There’s also an attempt at making the population react appropriately to Heller’s actions. The issue is that Heller will scare them most of the times, due to being branded a criminal, so it’s best to use the latest disguise.
Heller is an interesting character and it’s fantastic to see him develop over the course of the story. There’s enough swearing in Prototype 2 to fill up a swear box in minutes, but it is all part of the experience. Heller isn’t exactly in the best of situations and soldiers aren’t known for holding back either.
Prototype 2 is an excellent sequel that expands on the ideas from the first Prototype. Some fans feared that it would stray too far from the right path, with a new main character, but the development team managed to do it.

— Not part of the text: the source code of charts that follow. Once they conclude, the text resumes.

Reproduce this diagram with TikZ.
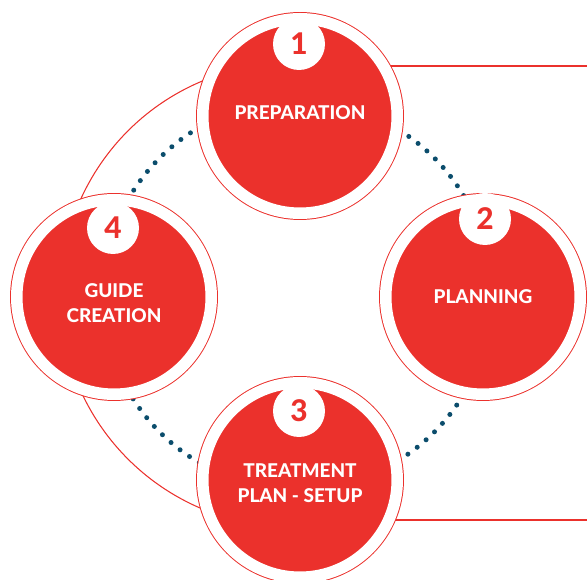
\documentclass[tikz,border=0pt]{standalone}
\usepackage{fontspec}
\setmainfont{Lato}[BoldFont={Lato Heavy}]
\usetikzlibrary{backgrounds}
\definecolor{stagered}{HTML}{EB312C}
\definecolor{dotblue}{HTML}{0B4D6C}
\newcommand{\stagefont}{\fontsize{10.8}{14.2}\selectfont\bfseries}
\newcommand{\badgefont}{\fontsize{17}{20}\selectfont\bfseries}
\tikzset{
	stage/.style={circle, minimum size=3.89cm, inner sep=0pt, fill=stagered, draw=stagered, line width=0.55pt, double=white, double distance=0.23cm},
	stagetext/.style={text=white, font=\stagefont, align=center, inner sep=0pt},
	badge/.style={circle, minimum size=1.04cm, inner sep=0pt, fill=white, text=stagered, font=\badgefont},
	thinred/.style={draw=stagered, line width=0.6pt}
}
\begin{document}
\begin{tikzpicture}
		%%%%% START %%%%%
		\useasboundingbox (0, 0) rectangle (11.74, 11.6);
		
		\coordinate (toprim) at (11.74, 10.28);
		\coordinate (botrim) at (11.74, 1.2);
		
		\node[stage, label={[stagetext, yshift=0.07cm]center:PREPARATION}] (prep) at (6, 9.28) {};
		\node[stage, label={[stagetext]center:PLANNING}] (plan) at (9.66, 5.66) {};
		\node[stage, label={[stagetext, yshift=-0.06cm]center:TREATMENT\\PLAN - SETUP}] (treat) at (6, 2) {};
		\node[stage, label={[stagetext, yshift=-0.12cm]center:GUIDE\\CREATION}] (guide) at (2.28, 5.66) {};
		
		\node[badge] (num1) at (5.98, 10.72) {1};
		\node[badge] (num2) at (9.70, 7.22) {2};
		\node[badge] (num3) at (5.98, 3.38) {3};
		\node[badge] (num4) at (2.26, 7.04) {4};
		
		\begin{scope}[on background layer]
			\draw[dotblue, line width=0.1cm, line cap=round, dash pattern=on 0pt off 0.232cm] (5.94, 5.7) circle (3.88);
			\draw[thinred] (5.84, 5.7) ++(110:4.64) arc (110:250:4.64);
			\draw[thinred] (prep.center |- toprim) -- (toprim);
			\draw[thinred] (treat.center |- botrim) -- (botrim);
		\end{scope}
		
		%%%%% END %%%%%
	\end{tikzpicture}
\end{document}
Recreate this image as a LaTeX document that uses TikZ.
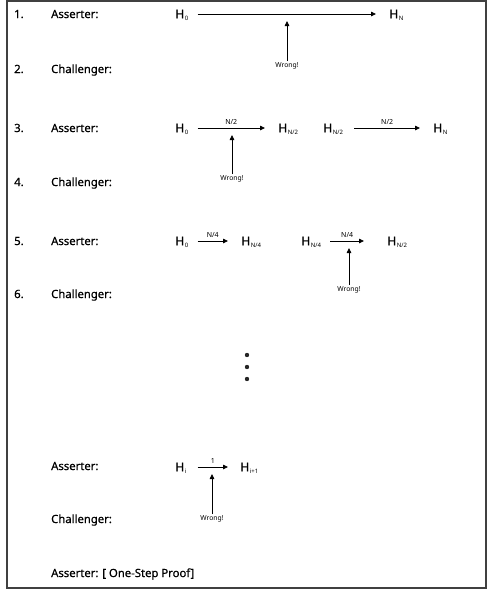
\documentclass[tikz,border=0pt]{standalone}
\usepackage{fontspec}
\setmainfont{Noto Sans}
\newfontfamily\medfont{Noto Sans}[FakeBold=0.6]
\newfontfamily\regfont{Noto Sans}
\usetikzlibrary{arrows.meta}
\newcommand\Hsub[1]{H\kern0.6pt\raisebox{-2.2pt}{\regfont\fontsize{6}{6}\selectfont #1}}
\begin{document}
\begin{tikzpicture}[x=1pt,y=-1pt,
  lbl/.style={anchor=base west,inner sep=0pt,font=\medfont\fontsize{11.3}{13}\selectfont},
  hn/.style={anchor=west,inner sep=0pt,inner xsep=1pt,text height=8.8pt,text depth=0pt,font=\medfont\fontsize{12.3}{14}\selectfont},
  wr/.style={anchor=north,inner sep=1pt,font=\fontsize{6.8}{7}\selectfont},
  stepnum/.style={font=\fontsize{7}{8}\selectfont,inner sep=1pt,anchor=south},
  arr/.style={line width=0.8pt,-{Triangle[length=5pt,width=4.5pt]}},
  dotn/.style={circle,fill=black!85,inner sep=0pt,minimum size=4.4pt}]
\useasboundingbox (0,0) rectangle (492,590);
\draw[line width=1.2pt,black!75] (7,1) rectangle (486,588);
% row labels
\node[lbl] (n1) at (14,18) {1.};
\node[lbl] (a1) at (51,18) {Asserter:};
\node[lbl] (n2) at (14,73) {2.};
\node[lbl] (c2) at (51,73) {Challenger:};
\node[lbl] (n3) at (14,132) {3.};
\node[lbl] (a3) at (51,132) {Asserter:};
\node[lbl] (n4) at (14,186) {4.};
\node[lbl] (c4) at (51,186) {Challenger:};
\node[lbl] (n5) at (14,245) {5.};
\node[lbl] (a5) at (51,245) {Asserter:};
\node[lbl] (n6) at (14,298) {6.};
\node[lbl] (c6) at (51,298) {Challenger:};
\node[lbl] (a7) at (51,470) {Asserter:};
\node[lbl] (c8) at (51,523) {Challenger:};
\node[lbl] (a9) at (51,577) {Asserter: [ One-Step Proof]};
% row 1
\node[hn] (r1a) at (174,14) {\Hsub{0}};
\node[hn] (r1b) at (388,14) {\Hsub{N}};
\draw[arr] ([xshift=8pt]r1a.east) -- ([xshift=-12pt]r1b.west);
\node[wr] (w1) at (287,61) {Wrong!};
\coordinate (t1) at (287,21);
\draw[arr] (w1.north) -- (t1);
% row 3
\node[hn] (r3a) at (174,128) {\Hsub{0}};
\node[hn] (r3b) at (277,128) {\Hsub{N/2}};
\node[hn] (r3c) at (322,128) {\Hsub{N/2}};
\node[hn] (r3d) at (432,128) {\Hsub{N}};
\draw[arr] ([xshift=8pt]r3a.east) -- node[stepnum,above=2pt] {N/2} ([xshift=-12pt]r3b.west);
\draw[arr] ([xshift=10pt]r3c.east) -- node[stepnum,above=2pt] {N/2} ([xshift=-12pt]r3d.west);
\node[wr] (w3) at (232,174) {Wrong!};
\coordinate (t3) at (232,135);
\draw[arr] (w3.north) -- (t3);
% row 5
\node[hn] (r5a) at (174,241) {\Hsub{0}};
\node[hn] (r5b) at (240,241) {\Hsub{N/4}};
\node[hn] (r5c) at (300,241) {\Hsub{N/4}};
\node[hn] (r5d) at (386,241) {\Hsub{N/2}};
\draw[arr] ([xshift=8pt]r5a.east) -- node[stepnum,above=2pt] {N/4} ([xshift=-12pt]r5b.west);
\draw[arr] ([xshift=8pt]r5c.east) -- node[stepnum,above=2pt] {N/4} ([xshift=-22pt]r5d.west);
\node[wr] (w5) at (349,285) {Wrong!};
\coordinate (t5) at (349,248);
\draw[arr] (w5.north) -- (t5);
% dots
\node[dotn] (d1) at (247,355) {};
\node[dotn] (d2) at (247,367) {};
\node[dotn] (d3) at (247,379) {};
% last rows
\node[hn] (r7a) at (174,467) {\Hsub{i}};
\node[hn] (r7b) at (239,467) {\Hsub{i+1}};
\draw[arr] ([xshift=10pt]r7a.east) -- node[stepnum,above=2pt] {1} ([xshift=-11pt]r7b.west);
\node[wr] (w7) at (212,514) {Wrong!};
\coordinate (t7) at (212,474);
\draw[arr] (w7.north) -- (t7);
\end{tikzpicture}
\end{document}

Heller might come off as cruel at times, but he has valid reasons for his actions. The story is so fascinating that it’s almost forgiven for being rather short. Fortunately the team allows players to start again with new game plus (keeping powers, mutations and evolutions) and there’s a fair amount of optional challenges to get through.
Radical Entertainment proves that a sandbox video-game can also produce positive results, by focusing on the story. Prototype 2 is a fantastic experience that will keep players hooked to the very end.